Articles and Sermons (from 3.09.2007 to 27.11.2008)

Так, юродствуя, говорил о своём безверии Есенин, которому было больно и стыдно от безбожия. Бродский же, перечисляя утраты:

...потерявший конечность, подругу, душу...

(«Элегия»)

или:

...Здесь и скончаю я дни, теряя волосы, зубы, глаголы, суффиксы...

(«1972 год»)

о вере ничего никогда не говорит. А ведь он всех обокрал. Он подошёл вплотную. Ещё бы шаг, и. как бы все мы были богаты! Он, наверное, пожил бы дольше и в силу того, что «поэт в России больше, чем поэт», повёл бы за собой очень многих не в тёмный угол, а на свет, «в горняя». Но.

Безверием палим и иссушён,

Невыносимое он днесь выносит...

И сознаёт свою погибель он,

И жаждет веры — но о ней не просит...

В актив поэта однозначно отнесём то, что он был во всём самоучка. Он не получил классического образования, не ездил по миру, не вырастал, окружённый атмосферой прекрасного. То, что другим (например, Пастернаку, Ахматовой) давалось даром, Бродский не мог бы купить даже за деньги. Денег, впрочем, тоже не было. Было то, что называется тягой к мировой культуре. Как говорил поэт позже, «всё началось с накопления знаний». Книги стали первой реальностью, а затем — смыслом жизни. Не забудем, что СССР в те годы — это страна, с точностью выполнившая то, что планировали бесы из одноимённого романа и что Достоевский вложил в уста Верховенского: «.Не надо высших способностей! <...> Цицерону отрезывается язык, Копернику выкалывают глаза. Шекспир побивается каменьями..! <...> Жажда образования есть уже жажда аристократическая. <...> . Мы всякого гения потушим в младенчестве. Все к одному знаменателю, полное равенство. <...> Полное послушание, полная безличность.».

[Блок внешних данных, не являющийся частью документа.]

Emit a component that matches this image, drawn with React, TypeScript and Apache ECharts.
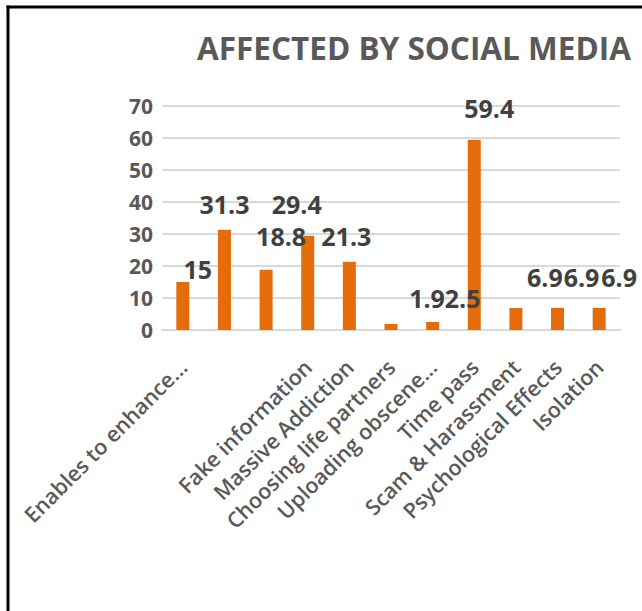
import React, { useEffect, useRef } from "react";
import * as echarts from "echarts";

const titleText = "AFFECTED BY SOCIAL MEDIA";
const categories = [
  "Enables to enhance...",
  "",
  "",
  "Fake information",
  "Massive Addiction",
  "Choosing life partners",
  "Uploading obscene...",
  "Time pass",
  "Scam & Harassment",
  "Psychological Effects",
  "Isolation",
];
const values = [15, 31.3, 18.8, 29.4, 21.3, 1.9, 2.5, 59.4, 6.9, 6.9, 6.9];
const yTicks = { min: 0, max: 70, interval: 10 };
// label nudges (styling only)
const labelDx = [15, 0, 15, -11, -3, 36, 30, 15, 29, 24, 20];
const labelDy = [0, -13, -21, -19, -13, -13, -11, -19, -18, -18, -18];

export default function App() {
  const ref = useRef<HTMLDivElement>(null);
  useEffect(() => {
    if (!ref.current) return;
    const chart = echarts.init(ref.current, null, { renderer: "svg" });
    const font = "'Open Sans', 'DejaVu Sans', sans-serif";
    chart.setOption({
      animation: false,
      backgroundColor: "#ffffff",
      title: {
        text: titleText,
        left: 192,
        top: 26,
        textStyle: {
          fontFamily: font,
          fontSize: 31.5,
          fontWeight: "bold",
          color: "#595959",
        },
      },
      graphic: [
        {
          type: "line",
          shape: { x1: 8, y1: 5.5, x2: 8, y2: 611 },
          style: { stroke: "#000", lineWidth: 3 },
        },
        {
          type: "line",
          shape: { x1: 6.5, y1: 7, x2: 642, y2: 7 },
          style: { stroke: "#000", lineWidth: 3 },
        },
      ],
      grid: { left: 162, right: 22, top: 105.7, bottom: 281 },
      xAxis: {
        type: "category",
        data: categories,
        axisLine: { lineStyle: { color: "#D9D9D9", width: 2 } },
        axisTick: { show: false },
        axisLabel: {
          interval: 0,
          rotate: 45,
          margin: 33,
          fontFamily: font,
          fontSize: 21.5,
          fontWeight: 600,
          color: "#595959",
        },
      },
      yAxis: {
        type: "value",
        min: yTicks.min,
        max: yTicks.max,
        interval: yTicks.interval,
        axisLine: { show: false },
        axisTick: { show: false },
        splitLine: { lineStyle: { color: "#D9D9D9", width: 2 } },
        axisLabel: {
          margin: 9,
          fontFamily: font,
          fontSize: 21,
          fontWeight: "bold",
          color: "#595959",
        },
      },
      series: [
        {
          type: "bar",
          barWidth: 13,
          itemStyle: { color: "#E46C0A" },
          data: values.map((v, i) => ({
            value: v,
            label: {
              show: true,
              position: "top",
              distance: 0,
              offset: [labelDx[i], labelDy[i]],
              fontFamily: font,
              fontSize: 25,
              fontWeight: "bold",
              color: "#404040",
            },
          })),
        },
      ],
    });
    return () => chart.dispose();
  }, []);
  return (
    <div
      ref={ref}
      style={{ position: "fixed", left: 0, top: 0, width: 642, height: 611 }}
    />
  );
}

Сама по себе тяга к знанию в том мире — похвальна. Но не в знаниях — суть. И грусть от окружающей пошлости похвальна. Но не в грусти — суть. И тоска о неизвестном, и юные мечты о нездешнем счастье — хороши. Но не в тоске и не в мечтаньях — суть. Суть в том, что сладко ноющее, ищущее сердце лишь у ног Христа успокаивается и наполняется миром.

Иосиф Александрович у ног Христа не успокоился. Он только растревожился и так тревожно прожил всю жизнь, лишь под конец стихнув от усталости, а не от смирения.

В годы и напускного, и искреннего оптимизма Бродский грустит, и грустит изящно на античный манер:

Я заражён нормальным классицизмом...

(«Одной поэтессе»)

Классицизм был формальным. Парки, музы, Постум, Цинтия — не более чем декорации. А поистине роднит Бродского с античностью дохристианская грусть. Хронологически живя в двадцатом веке от Рождества Христова, мистически Бродский жил до Рождества, и его тоска — это тоска неискупленной человеческой природы.

Неважно, где живёт человек. Тоска ходит за ним, «как тень иль верная жена». Бродский грустил и отчаивался в СССР, грустил в США, морщился, путешествуя по миру, грустил бы он и ныне так, как грустит всякий нераскаянный и невоцерковлённый человек.

Желающие спорить скажут, что ежегодно на Рождество поэт писал стихотворение, посвящённое празднику. Но стоит хотя бы раз выдержать Рождественский пост, сесть за стол в сочельник, выстоять праздничную всенощную, услышать коляду, чтобы, сравнив, понять: рождественская радость Церкви и праздничные медитации Бродского — небо и земля. Если бы поэт ощутил силу Христа пришедшего, то ощутил бы и силу Христа воскресшего, то есть в его поэзии было бы и место Воскресению.

Но Торжество из торжеств прошло мимо Бродского. На тему Пасхи он не «медитировал». Кажется, только лишь одно из его стихотворений (в цикле «Литовский дивертисмент») говорит просто о молитве. Поэт сворачивает с улицы в костёл и шепчет «в ушную раковину Бога» (?!): «Прости меня».